En español | "Let's face it, Jeff. There are two kinds of people: Those who are embarrassed to ask for separate checks, and those who aren't. In general, we prefer to be friends with the latter."
That's what a fellow frugalist, Gerald Thomson of Phoenix, told me when I interviewed him for my book The Cheapskate Next Door.
See also: 5 ways to save big with coupons.
Peggy Post, the great-granddaughter-in-law of etiquette queen Emily Post and a director at the Emily Post Institute, says there's nothing to be ashamed of or embarrassed about when addressing potentially awkward money matters. Whether it's who pays for a date, cutting back on holiday gift giving or the need to borrow money from a family member, the key to such conversations is to be direct and honest. "The most important thing is to be open, honest and sincere when you broach any money-related issue with family or friends," Post says. "As long as you do it politely and raise the issues up front to avoid any misunderstandings or hard feeling later, you will be fine…. Oftentimes others will feel the same way and appreciate you broaching the subject."
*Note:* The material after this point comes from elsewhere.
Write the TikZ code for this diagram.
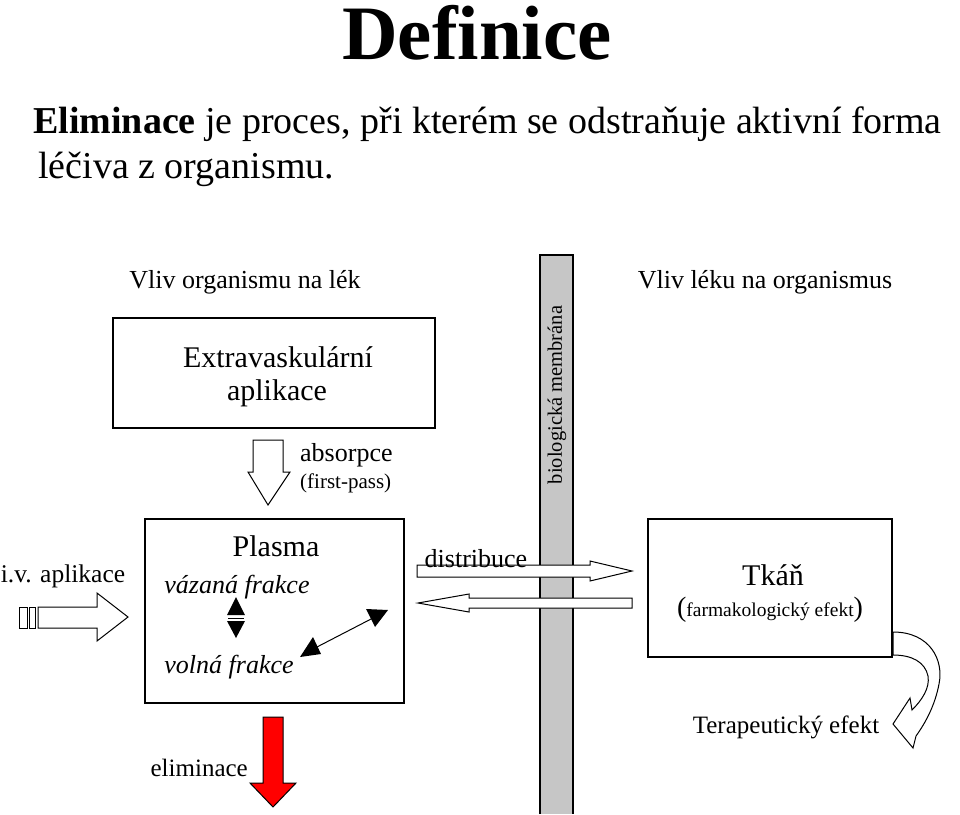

Tipping. Someone once told me that "a cheapskate is someone with a seven-figure salary who's a bad tipper." Not so, at least according to my survey for The Cheapskate Next Door. Of the self-proclaimed "cheapskates" polled, more than 90 percent said that they typically tip 15 to 20 percent when dining out in a restaurant, which is the generally accepted range for gratuities. (And yes, they base their tip on the total bill, before any coupons or two-for-one discounts, which is the proper etiquette.) Even if you're trying to economize, it's unacceptable to ignore customary standards for tipping in restaurants and elsewhere. "The question should be whether or not you can afford to do something in the first place," Peggy Post says. "If you can't afford to leave an appropriate gratuity, then you really can't afford to dine out." Cheapskates next door agree: They tip appropriately at restaurants; however, they dine out almost 80 percent less than the typical American family.